Monday, September 19, 2005

Booknote: La Quinta Montaña

Title: La Quinta Montaña
Author: Paulo Coelho
Publication Information: New York: Harper Books, 1996
Genre: Fiction
Pages: 236
Note: This is the Spanish edition. It can be also found in English translation under the title The Fifth Mountain.

My mother introduced me to the works of Paulo Coelho when we were at a bookstore. She had mentioned the author before, and when there, I bought her a copy of another Coehlo novel. I don't recall the title; I think it was A Orilla del Rio Piedra Me Senté y Lloré (By the River Piedra I Sat and Wept). At any rate, the author's name stuck with me and later on I went and read EL Alquimista (The Alchemist), for which I later made a note. When I found a second hand copy of La Quinta Montaña, I just went ahead and bought it. My mother reads in Spanish; I have never seen her reading in English unless she has to. I personally prefer to read certain works in Spanish. Coelho writes in Portuguese, so I figure a Spanish translation is likely closer to his work. Call it a bias of mine.

This novel is set in biblical times. It basically tells the story of the prophet Elijah. Most of the plot takes place in the city of Akbar after Elijah flees there from Israel after Jezabel, a Phoenician princess who marries King Ahab, comes to power and begins to kill the prophets. The novel covers the three-year span Elijah spends there before returning to Israel and performing the famous miracle of the burnt offering (see 1 Kings 18). During his time in Akbar, Elijah struggles with God and himself as he learns what his true destiny is and faces difficult choices. Readers of The Alchemist will likely enjoy this tale as well.

I don't think a reader needs to be versed in the Bible to enjoy the novel.
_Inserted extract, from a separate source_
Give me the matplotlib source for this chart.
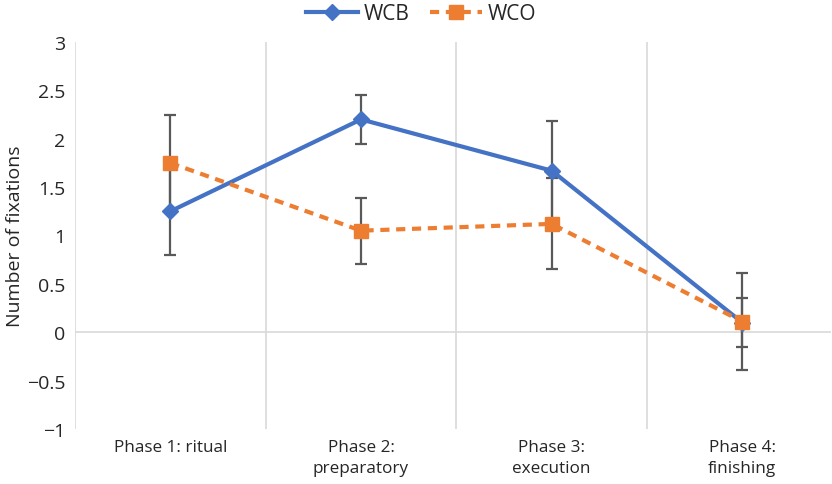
import matplotlib
matplotlib.use("Agg")
import matplotlib.pyplot as plt
from matplotlib.lines import Line2D

categories = ["Phase 1: ritual", "Phase 2:\npreparatory", "Phase 3:\nexecution", "Phase 4:\nfinishing"]
wcb = [1.25, 2.20, 1.67, 0.10]
wcb_err = [0.45, 0.25, 0.51, 0.25]
wco = [1.75, 1.05, 1.12, 0.11]
wco_err = [0.50, 0.34, 0.47, 0.50]
yticks = [-1, -0.5, 0, 0.5, 1, 1.5, 2, 2.5, 3]

plt.rcParams['font.family'] = ['Open Sans', 'DejaVu Sans']

blue = "#4472C4"
orange = "#ED7D31"
grid = "#D9D9D9"
txt = "#262626"

fig = plt.figure(figsize=(8.32, 4.85), dpi=100)
ax = fig.add_axes([75/832, 1-430/485, (831-75)/832, (430-43)/485])

x = list(range(len(categories)))
ax.set_xlim(-0.5, 3.465)
ax.set_ylim(-1, 3)

for s in ax.spines.values():
    s.set_visible(False)
ax.axvline(-0.5, color=grid, lw=1.2, zorder=0)
for b in [0.5, 1.5, 2.5]:
    ax.axvline(b, color=grid, lw=1.2, zorder=0)
ax.axhline(0, color=grid, lw=1.2, zorder=0)

ax.errorbar(x, wcb, yerr=wcb_err, fmt='none', ecolor="#595959", elinewidth=1.6, capsize=4.5, capthick=1.6, zorder=2)
ax.errorbar(x, wco, yerr=wco_err, fmt='none', ecolor="#595959", elinewidth=1.6, capsize=4.5, capthick=1.6, zorder=2)

ax.plot(x, wcb, color=blue, lw=3, marker='D', ms=8, zorder=3)
ax.plot(x, wco, color=orange, lw=3, ls=(0, (2.2, 1.6)), marker='s', ms=10, zorder=4)

ax.set_xticks(x)
ax.set_xticklabels(categories, fontsize=12.3, color=txt, linespacing=1.45, va='top')
ax.set_yticks(yticks)
ax.set_yticklabels([("\u2212" if v < 0 else "") + ("%g" % abs(v)) for v in yticks], fontsize=14, color=txt)
ax.tick_params(axis='both', length=0)
ax.tick_params(axis='x', pad=7)
ax.tick_params(axis='y', pad=7)
ax.set_ylabel("Number of fixations", fontsize=14, color=txt, labelpad=2)

handles = [Line2D([], [], color=blue, lw=3, marker='D', ms=8),
           Line2D([], [], color=orange, lw=3, ls=(0, (2.2, 1.6)), marker='s', ms=10)]
fig.legend(handles, ["WCB", "WCO"], loc='center', bbox_to_anchor=(421/832, 1-15/485), ncol=2,
           frameon=False, fontsize=15, handlelength=2.5, columnspacing=1.0, handletextpad=0.25,
           labelcolor=txt)

fig.savefig("out.png", dpi=100)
However, those readers who are closer to the Bible by faith or belief will likely see Elijah in a new or different light. The fable Coelho presents is moving at times; it is enlightening as well. In terms of pacing, the book is a very easy and light read; Coelho's works are actually known to be light on the prose. I found it inspirational and thought-provoking at times. Reader's of Coelho's other works will likely see elements from his other works here as well. I recommend the book, but I think The Alchemist is his best so far.

Additionally, readers interested in learning more about Paulo Coelho himself may want to look at the book Paulo Coehlo: Confesiones del Peregrino by Juan Arias. It is an interview that Arias did with Coelho. Very interesting and pretty light to read.